The following techniques maybe helpful when life gets too chaotic, especially during the “political storm,” also known as election season.
- Canceling Cable TV. My husband and I did this when our youngest went off to college. We were tired of the cost, the levels of violence in regular programming, and how often we were “settling” and watching or re-watching a tv show we didn’t enjoy. Consequently, we have heard no political ads! This will cut the ugliness out of your life, quickly. If that’s too far for you, turning off the tv more often will also reduce your stress.
- Limiting Exposure. Many people find that they can get all the news they need in one newspaper or one exposure to a news show per day. The newspaper is far less graphic, and for that reason particularly sensitive souls often prefer this method for catching up on the news. Taking a Media “Sabbath.” Sabbath, of course, means “to rest.” A friend of mine takes a break from email and Facebook once per week. She then uses her time to immerse herself in nature. It helps her find balance.
- Tonglen Meditation. This methodology helped me quickly and quite profoundly at a time when it felt there was nothing I could do to help. There is a short video on Youtube 7/24/2009 with Pema Chodron teaching the technique.
- Getting the Big Picture. Sometimes the maddening thing is how responsible we feel for everyone and everything around us. When I visited the Grand Canyon, I was reminded just how well this canyon had done, without my help, for millions of years. It made me feel like a very small part of a very small segment of time. I remember this when I consider letting something as insignificant as my hair put a crimp in my day—or anyone else’s!
- Emotional Freedom Tapping.

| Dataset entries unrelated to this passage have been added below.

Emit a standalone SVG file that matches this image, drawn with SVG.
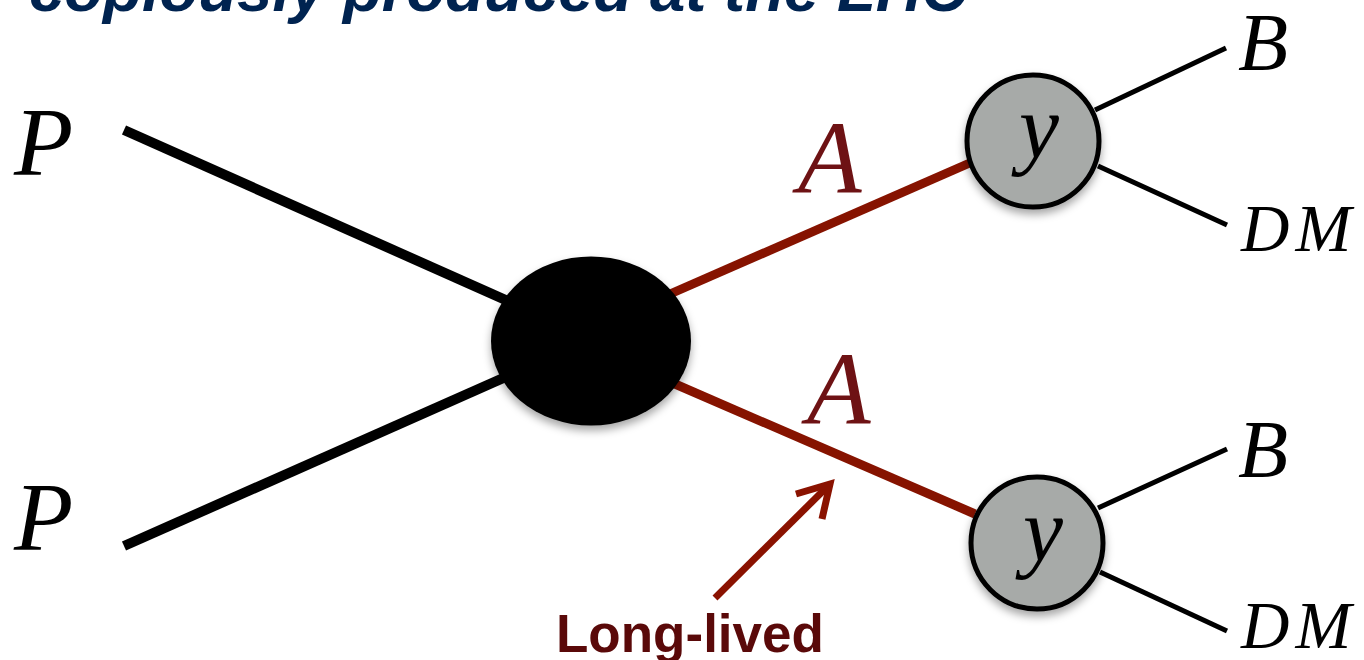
<svg xmlns="http://www.w3.org/2000/svg" width="1364" height="660" viewBox="0 0 1364 660">
<style>
.math{font-family:"Liberation Serif","Times New Roman",serif;font-style:italic}
.red{fill:#6e1214}
.blk{stroke:#000;stroke-linecap:butt;fill:none}
.rl{stroke:#861300;stroke-width:9;fill:none}
.leg{stroke:#000;stroke-width:5;fill:none}
.circ{fill:#a7aaa8;stroke:#000;stroke-width:5}
</style>
<defs>
<filter id="sh" x="-20%" y="-20%" width="140%" height="150%">
<feDropShadow dx="0" dy="5" stdDeviation="4" flood-color="#000" flood-opacity="0.35"/>
</filter>
</defs>
<text x="29" y="11" font-family="Liberation Sans,Arial,sans-serif" font-weight="bold" font-style="italic" font-size="63.5" fill="#002350">copiously produced at the LHC</text>
<g id="connectors">
<line class="blk" stroke-width="10" x1="124" y1="130" x2="510" y2="302"/>
<line class="blk" stroke-width="10" x1="124" y1="546" x2="510" y2="375"/>
<line class="rl" x1="670" y1="294" x2="972" y2="162"/>
<line class="rl" x1="675" y1="384" x2="975" y2="514"/>
<line class="leg" x1="1095" y1="110" x2="1226" y2="48"/>
<line class="leg" x1="1098" y1="166" x2="1227" y2="225"/>
<line class="leg" x1="1098" y1="508" x2="1227" y2="449"/>
<line class="leg" x1="1100" y1="572" x2="1227" y2="631"/>
<g id="arrow" stroke="#8a1200" stroke-width="7" fill="none">
<line x1="715" y1="598" x2="829" y2="485"/>
<polyline points="796,494 830,484 822,519" stroke-linejoin="miter"/>
</g>
</g>
<g id="blob"><ellipse cx="591" cy="341" rx="100" ry="84.5" fill="#000" filter="url(#sh)"/></g>
<g id="y1"><circle cx="1033" cy="141" r="66" class="circ" filter="url(#sh)"/><text class="math" x="1039" y="158" font-size="90" text-anchor="middle">y</text></g>
<g id="y2"><circle cx="1037" cy="543" r="66" class="circ" filter="url(#sh)"/><text class="math" x="1043" y="561" font-size="90" text-anchor="middle">y</text></g>
<g id="labels">
<text class="math" x="14" y="175" font-size="97">P</text>
<text class="math" x="14" y="550" font-size="97">P</text>
<text class="math red" x="798" y="193" font-size="104">A</text>
<text class="math red" x="807" y="424" font-size="104">A</text>
<text class="math" x="1238" y="70" font-size="82">B</text>
<text class="math" x="1238" y="477" font-size="82">B</text>
<text class="math" x="1241" y="251" font-size="67" letter-spacing="6">DM</text>
<text class="math" x="1241" y="648" font-size="67" letter-spacing="6">DM</text>
<text x="556" y="652" font-family="Liberation Sans,Arial,sans-serif" font-weight="bold" font-size="53" fill="#5a0909">Long-lived</text>
</g>
</svg>
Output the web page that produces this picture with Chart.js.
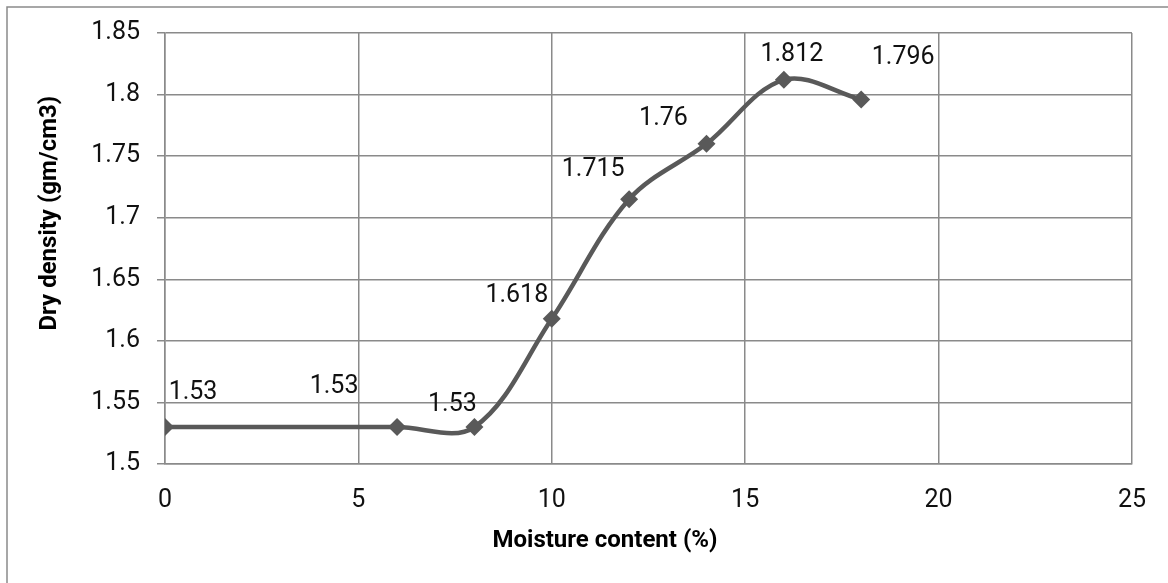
<!DOCTYPE html>
<html>
<head>
<meta charset="utf-8">
<script src="https://cdn.jsdelivr.net/npm/chart.js@4.4.1/dist/chart.umd.min.js"></script>
<style>
  html, body { margin: 0; padding: 0; background: #fff; }
  #wrap { width: 1168px; height: 583px; }
</style>
</head>
<body>
<div id="wrap"><canvas id="chart"></canvas></div>
<script>
// moisture content (%) vs dry density (gm/cm3)
const moisture = [0, 6, 8, 10, 12, 14, 16, 18];
const dryDensity = [1.53, 1.53, 1.53, 1.618, 1.715, 1.76, 1.812, 1.796];
const xTicks = [0, 5, 10, 15, 20, 25];
const yTicks = [1.5, 1.55, 1.6, 1.65, 1.7, 1.75, 1.8, 1.85];
const yTickLabels = ['1.5', '1.55', '1.6', '1.65', '1.7', '1.75', '1.8', '1.85'];

// where each value label sits relative to its point (px)
const labelDx = [28, -63, -22, -35, -36, -43, 8, 42];
const labelDy = [-34, -40, -22, -23, -29, -25, -25, -42];

const FONT = "Roboto, 'Liberation Sans', sans-serif";
const GRID = '#8a8a8a';

const pagePlugin = {
  id: 'page',
  beforeDraw(chart) {
    const ctx = chart.ctx;
    ctx.save();
    ctx.fillStyle = '#fff';
    ctx.fillRect(0, 0, chart.width, chart.height);
    ctx.strokeStyle = GRID;
    ctx.lineWidth = 1.5;
    ctx.beginPath();
    ctx.moveTo(7, chart.height);
    ctx.lineTo(7, 7);
    ctx.lineTo(chart.width, 7);
    ctx.stroke();
    ctx.restore();
  },
  afterDatasetsDraw(chart) {
    const ctx = chart.ctx;
    const pts = chart.getDatasetMeta(0).data;
    ctx.save();
    ctx.font = '25px ' + FONT;
    ctx.fillStyle = '#111';
    ctx.textAlign = 'center';
    ctx.textBaseline = 'middle';
    pts.forEach((p, i) => {
      ctx.fillText(String(dryDensity[i]), p.x + labelDx[i], p.y + labelDy[i]);
    });
    ctx.restore();
  },
  afterDraw(chart) {
    const ctx = chart.ctx;
    const a = chart.chartArea;
    ctx.save();
    ctx.font = 'bold 24px ' + FONT;
    ctx.fillStyle = '#000';
    ctx.textAlign = 'center';
    ctx.textBaseline = 'middle';
    ctx.fillText('Moisture content (%)', a.left + (a.right - a.left) * 0.455, 541);
    ctx.translate(50, a.top + (a.bottom - a.top) * 0.418);
    ctx.rotate(-Math.PI / 2);
    ctx.fillText('Dry density (gm/cm3)', 0, 0);
    ctx.restore();
  }
};

new Chart(document.getElementById('chart'), {
  type: 'scatter',
  data: {
    datasets: [{
      label: 'Dry density',
      data: moisture.map((m, i) => ({ x: m, y: dryDensity[i] })),
      showLine: true,
      tension: 0.35,
      borderColor: '#595959',
      backgroundColor: '#595959',
      borderWidth: 4.5,
      pointStyle: 'rectRot',
      pointRadius: 9,
      pointHoverRadius: 9,
      pointBorderWidth: 0
    }]
  },
  options: {
    responsive: true,
    maintainAspectRatio: false,
    animation: false,
    layout: { padding: { top: 33, right: 34, left: 0, bottom: 0 } },
    plugins: {
      legend: { display: false },
      tooltip: { enabled: false }
    },
    scales: {
      x: {
        type: 'linear',
        min: 0,
        max: 25,
        afterBuildTicks: s => { s.ticks = xTicks.map(v => ({ value: v })); },
        afterFit: s => { s.height = 583 - 464; },
        ticks: {
          font: { family: FONT, size: 25 },
          color: '#111',
          padding: 22,
          maxRotation: 0,
          callback: v => String(v)
        },
        grid: { color: GRID, lineWidth: 1.5, drawTicks: false },
        border: { color: GRID, width: 1.5 }
      },
      y: {
        min: 1.5,
        max: 1.85,
        afterBuildTicks: s => { s.ticks = yTicks.map(v => ({ value: v })); },
        afterFit: s => { s.width = 165; },
        ticks: {
          font: { family: FONT, size: 25 },
          color: '#111',
          padding: 17,
          callback: (v, i) => yTickLabels[i]
        },
        grid: { color: GRID, lineWidth: 1.5, tickLength: 8, tickColor: GRID },
        border: { color: GRID, width: 1.5 }
      }
    }
  },
  plugins: [pagePlugin]
});
</script>
</body>
</html>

Some people get great emotional and physical relief from tapping meridian points in a particular pattern. There are many free instructional videos at thetappingsolution.com.
- Humor. Listening to comedians, watching puppies in a pool for the first time, or reading Erma Bombeck columns—whatever makes you laugh will change your blood chemistry and make you feel better. It is not disrespectful to those who are suffering to take a break from the grief. Recharging and rebalancing yourself better allows you to be there for yourself and others.
- Crying. Crying creates a cleansing situation not entirely unlike a shower for the brain. Again, the brain chemistry changes, and you will release some frustration.
- Exercise. Research has shown that yoga and other non-aerobic exercise can also raise endorphin levels. This helps combat depression and keeps us healthier.
- Inspirational Reading. Whether it is Thich Nhat Hahn, the Bible or Winnie the Pooh, we all have someone who inspires us to be our best. Our subconscious mind is most amenable to paying attention and accepting a new message when we first awaken or right before bed.
- Spending time with people who share your passions, be they political, spiritual, artistic, etc.
- Physical Touch. Hug, be hugged, or book a massage. Our skin is our largest bodily organ, and it responds well to warmth and affection. There is scientific evidence that this also stokes our immune system to better ward off disease.
- Time with animals. Kalamazoo college, hospitals and nursing homes bring in kittens, puppies, or adult animals because cuddling them decreases stress and makes us feel more hopeful. If you cannot own an animal, you can volunteer at the local shelter to walk or socialize the animals.
Thank you for all of your efforts to be a positive force for change!